We can clearly see that the answer is 3. However, for a computer this is a little trickier. The first number the computer sees is 4. Next it sees a '+' sign, so it knows it is going to add something to 4. But what? The computer sees 5, but how does it know that the 5 isnt immediately followed by an operator such as '*' or '/', which takes precedence over addition?
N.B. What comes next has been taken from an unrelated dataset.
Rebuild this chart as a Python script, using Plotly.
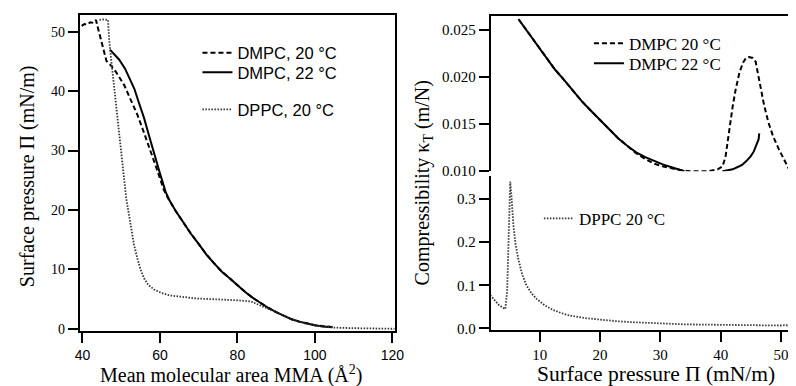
import plotly.graph_objects as go

# ---------------- Left panel: isotherms (MMA in Å^2, pressure in mN/m) ----------------
dmpc20_mma = [39.8, 40.5, 41.2, 42.0, 42.8, 43.5, 43.9, 44.4, 44.9, 45.5, 46.2, 47.4, 48.7, 50.8,
              52.5, 54.2, 55.9, 57.6, 59.3, 61.0, 62.0, 64.0, 66.0, 68.0, 70.0, 72.0, 74.0, 76.0,
              78.0, 80.0, 82.0, 84.0, 86.0, 88.0, 90.0, 92.0, 94.0, 96.0, 98.0, 100.0, 102.0, 104.0, 105.0]
dmpc20_pi = [51.0, 51.3, 51.2, 51.6, 51.5, 52.0, 50.9, 49.6, 48.2, 46.6, 45.1, 44.3, 43.2, 41.0,
             38.6, 36.0, 33.0, 30.0, 26.7, 23.4, 22.1, 19.9, 17.9, 16.0, 14.3, 12.5, 11.0, 9.6,
             8.5, 7.3, 6.2, 5.2, 4.3, 3.5, 2.8, 2.2, 1.6, 1.2, 0.85, 0.6, 0.45, 0.32, 0.28]

dmpc22_mma = [47.1, 48.0, 49.5, 51.0, 52.2, 53.4, 54.6, 55.9, 57.2, 58.5, 60.0, 61.5, 62.5, 64.0,
              66.0, 68.0, 70.0, 72.0, 74.0, 76.0, 78.0, 80.0, 82.0, 84.0, 86.0, 88.0, 90.0, 92.0,
              94.0, 96.0, 98.0, 100.0, 102.0, 104.5]
dmpc22_pi = [47.0, 46.3, 45.3, 43.8, 42.2, 40.4, 38.0, 35.5, 32.5, 29.4, 26.2, 23.0, 21.6, 19.9,
             17.9, 16.0, 14.3, 12.5, 11.0, 9.6, 8.5, 7.3, 6.2, 5.2, 4.3, 3.5, 2.8, 2.2,
             1.6, 1.2, 0.85, 0.6, 0.4, 0.25]

dppc_mma = [44.4, 45.5, 46.6, 46.9, 47.4, 48.3, 49.2, 50.0, 50.7, 51.3, 52.5, 53.3, 54.2, 55.0,
            55.9, 57.0, 58.5, 60.5, 62.7, 66.0, 69.5, 73.0, 77.1, 80.0, 83.5, 85.0, 87.0, 90.0,
            94.0, 98.0, 102.0, 105.0, 110.0, 115.0, 120.6]
dppc_pi = [52.0, 52.1, 52.0, 48.7, 45.4, 40.0, 35.0, 30.5, 26.0, 22.0, 17.3, 14.2, 11.8, 10.0,
           8.5, 7.4, 6.6, 6.0, 5.6, 5.3, 5.1, 5.0, 4.9, 4.8, 4.6, 4.2, 3.6, 2.8,
           1.6, 0.8, 0.4, 0.2, 0.1, 0.05, 0.0]

# ---------------- Right panel: compressibility vs surface pressure ----------------
k_dmpc20_pi = [6.5, 8.0, 9.5, 11.0, 12.5, 14.0, 15.5, 17.0, 18.5, 20.0, 21.5, 23.0, 24.5, 26.0,
               27.5, 29.0, 30.5, 32.0, 33.5, 35.0, 36.5, 38.0, 39.5, 40.3, 40.8, 41.2, 41.6, 42.0,
               42.5, 43.1, 43.7, 44.2, 44.7, 45.3, 45.8, 46.2, 46.6, 47.2, 47.9, 48.7, 49.6, 50.5, 51.5]
k_dmpc20 = [0.0261, 0.0248, 0.0235, 0.0222, 0.0208, 0.0197, 0.0185, 0.0174, 0.0164, 0.0154, 0.0144,
            0.0135, 0.0127, 0.0119, 0.0113, 0.0108, 0.0105, 0.0103, 0.0101, 0.0100, 0.0100, 0.0100,
            0.0102, 0.0105, 0.0115, 0.0135, 0.0152, 0.0169, 0.0187, 0.0204, 0.0215, 0.0220, 0.0221,
            0.0220, 0.0216, 0.0203, 0.0187, 0.0170, 0.0152, 0.0137, 0.0124, 0.0112, 0.0100]

k_dmpc22_pi = [6.5, 8.0, 9.5, 11.0, 12.5, 14.0, 15.5, 17.0, 18.5, 20.0, 21.5, 23.0, 24.5, 26.0,
               27.5, 29.0, 30.5, 32.0, 33.5, 34.0, None, 40.3, 41.0, 42.0, 43.0, 43.6, 44.3, 45.0,
               45.5, 46.0, 46.3, 46.4]
k_dmpc22 = [0.0261, 0.0248, 0.0235, 0.0222, 0.0208, 0.0197, 0.0185, 0.0174, 0.0164, 0.0154, 0.0144,
            0.0135, 0.0127, 0.0120, 0.0115, 0.0111, 0.0107, 0.0104, 0.0101, 0.0100, None, 0.0100,
            0.0101, 0.0102, 0.0105, 0.0107, 0.0111, 0.0116, 0.0121, 0.0128, 0.0134, 0.0140]

k_dppc_pi = [1.8, 2.5, 3.2, 3.8, 4.3, 4.6, 4.85, 5.0, 5.12, 5.3, 5.66, 6.0, 6.47, 7.1, 7.8, 8.6,
             9.45, 10.8, 12.2, 13.5, 14.9, 17.5, 20.3, 23.0, 25.7, 28.4, 31.1, 34.0, 36.5, 40.0,
             42.0, 45.0, 47.4, 50.0, 50.6, 51.5, 52.2]
k_dppc = [0.077, 0.065, 0.055, 0.049, 0.045, 0.085, 0.20, 0.30, 0.34, 0.31, 0.236, 0.195, 0.16,
          0.125, 0.10, 0.082, 0.069, 0.054, 0.043, 0.036, 0.030, 0.024, 0.020, 0.0165, 0.0143,
          0.0122, 0.0105, 0.0095, 0.009, 0.0082, 0.008, 0.0075, 0.007, 0.0068, 0.0075, 0.007, 0.007]

left_xticks = [40, 60, 80, 100, 120]
left_yticks = [0, 10, 20, 30, 40, 50]
right_xticks = [10, 20, 30, 40, 50]
top_yticks = [0.010, 0.015, 0.020, 0.025]
bot_yticks = [0.0, 0.1, 0.2, 0.3]

SERIF = "Liberation Serif"
SANS = "Liberation Sans"

W, H = 796, 386

def px(x):
    return x / W

def py(y):
    return (H - y) / H

fig = go.Figure()

DASH = "5px,3px"
DOT = "1.5px,1.5px"
DOTCOL = "#333"

# left panel traces
fig.add_trace(go.Scatter(x=dmpc20_mma, y=dmpc20_pi, mode="lines", name="DMPC, 20 °C",
                         line=dict(color="black", width=2, dash=DASH),
                         xaxis="x", yaxis="y", legend="legend"))
fig.add_trace(go.Scatter(x=dmpc22_mma, y=dmpc22_pi, mode="lines", name="DMPC, 22 °C",
                         line=dict(color="black", width=2),
                         xaxis="x", yaxis="y", legend="legend4"))
fig.add_trace(go.Scatter(x=dppc_mma, y=dppc_pi, mode="lines", name="DPPC, 20 °C",
                         line=dict(color=DOTCOL, width=1.8, dash=DOT),
                         xaxis="x", yaxis="y", legend="legend5"))

# right top
fig.add_trace(go.Scatter(x=k_dmpc20_pi, y=k_dmpc20, mode="lines", name="DMPC 20 °C",
                         line=dict(color="black", width=2, dash=DASH),
                         xaxis="x2", yaxis="y2", legend="legend2"))
fig.add_trace(go.Scatter(x=k_dmpc22_pi, y=k_dmpc22, mode="lines", name="DMPC 22 °C",
                         line=dict(color="black", width=2), connectgaps=False,
                         xaxis="x2", yaxis="y2", legend="legend6"))
# right bottom
fig.add_trace(go.Scatter(x=k_dppc_pi, y=k_dppc, mode="lines", name="DPPC 20 °C",
                         line=dict(color=DOTCOL, width=1.8, dash=DOT),
                         xaxis="x3", yaxis="y3", legend="legend3"))

axis_common = dict(showline=True, linecolor="black", linewidth=2, ticks="outside",
                   ticklen=10, tickwidth=2, tickcolor="black", showgrid=False, zeroline=False)

def leg(xp, yp, family, size):
    return dict(x=px(xp), y=py(yp), xanchor="left", yanchor="top", bgcolor="rgba(0,0,0,0)",
                font=dict(family=family, size=size, color="black"))

fig.update_layout(
    width=W, height=H,
    margin=dict(l=0, r=0, t=0, b=0),
    paper_bgcolor="white", plot_bgcolor="white",
    xaxis=dict(domain=[px(68), px(389)], range=[39.3, 120.6], tickvals=left_xticks,
               anchor="y", mirror=True, tickfont=dict(family=SANS, size=14, color="black"),
               **axis_common),
    yaxis=dict(domain=[py(330), py(7)], range=[-0.4, 52.85], tickvals=left_yticks,
               anchor="x", mirror=True, tickfont=dict(family=SERIF, size=14, color="black"),
               **axis_common),
    xaxis2=dict(domain=[px(487), 1.0], range=[1.9, 52.16], anchor="y2", side="top",
                showline=True, linecolor="black", linewidth=2, ticks="", showticklabels=False,
                showgrid=False, zeroline=False),
    yaxis2=dict(domain=[py(166.7), py(8)], range=[0.010, 0.02646], tickvals=top_yticks,
                tickformat=".3f", anchor="x2",
                tickfont=dict(family=SERIF, size=15, color="black"), **axis_common),
    xaxis3=dict(domain=[px(487), 1.0], range=[1.9, 52.16], tickvals=right_xticks, anchor="y3",
                tickfont=dict(family=SERIF, size=15, color="black"), **axis_common),
    yaxis3=dict(domain=[py(329), py(172)], range=[-0.004, 0.352], tickvals=bot_yticks,
                tickformat=".1f", anchor="x3",
                tickfont=dict(family=SERIF, size=15, color="black"), **axis_common),
    legend=leg(188, 28, SANS, 16.5),
    legend4=leg(188, 48, SANS, 16.5),
    legend5=leg(188, 86, SANS, 16.5),
    legend2=leg(587, 18, SERIF, 17),
    legend6=leg(587, 38.5, SERIF, 17),
    legend3=leg(536, 197, SERIF, 17),
    showlegend=True,
)

fig.add_annotation(text="Mean molecular area MMA (Å<sup>2</sup>)", xref="paper", yref="paper",
                   x=px(222), y=py(374), xanchor="center", yanchor="middle", showarrow=False,
                   font=dict(family=SERIF, size=20, color="black"))
fig.add_annotation(text="Surface pressure Π (mN/m)", xref="paper", yref="paper",
                   x=px(655), y=py(374), xanchor="center", yanchor="middle", showarrow=False,
                   font=dict(family=SERIF, size=21.5, color="black"))
fig.add_annotation(text="Surface pressure Π (mN/m)", xref="paper", yref="paper",
                   x=px(15), y=py(172), xanchor="center", yanchor="middle", showarrow=False,
                   textangle=-90, font=dict(family=SERIF, size=20, color="black"))
fig.add_annotation(text="Compressibility κ<sub>T</sub> (m/N)", xref="paper", yref="paper",
                   x=px(418), y=py(179), xanchor="center", yanchor="middle", showarrow=False,
                   textangle=-90, font=dict(family=SERIF, size=20, color="black"))

fig.write_html("out.html")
To clear up the ambiguity, lets rewrite the expression using a different notation. When we write 4+5, we call this infix notation. This means that the operator '+' comes in between the operands '4' and '5'. We'll introduce a different notation, called postfix notation. In postfix notation, that expression is written as 4,5,+. Where the operator comes after both operands. So the above expression in postfix notation is...

 4,5,+,3,/

Now, we can use a stack to solve this expression! So here's our strategy. We'll walk through the list of operators and operands in postfix notation. Whenever we see an operand, like '4' or '5', we'll push it onto a stack. So after reading the first two elements, our stack looks like this.

-----------------
| 4 | 5 |   |   |
-----------------

Now we see a '+', which is a binary operator. When we see a binary operator, we pop off two elements and add them together. Be careful though. Since the stack is LIFO, the first thing we pop will be on the right hand side of the operator. So if we pop '5', then '4', this corresponds to 4+5, NOT 5+4. Of course, for addition it doesnt matter, but for subtracting and dividing this is very important. So now, we do the operation and get '9'. We then push this result back on the stack and continue walking through our list. After we push on the '3', we have this...

-----------------
| 9 | 3 |   |   |
-----------------

Now, we read a division operator, '/'. So we pop off '9', then '3', and do the appropriate division, 9/3, and get a result of 3. We then push this back on the stack.

-----------------
| 3 |   |   |   |
-----------------

Finally, we see that we have finished the expression. We can now just pop the last element off the stack and it will be our answer. Practice putting other expressions into postfix notation and then doing this process to convince yourself that it works.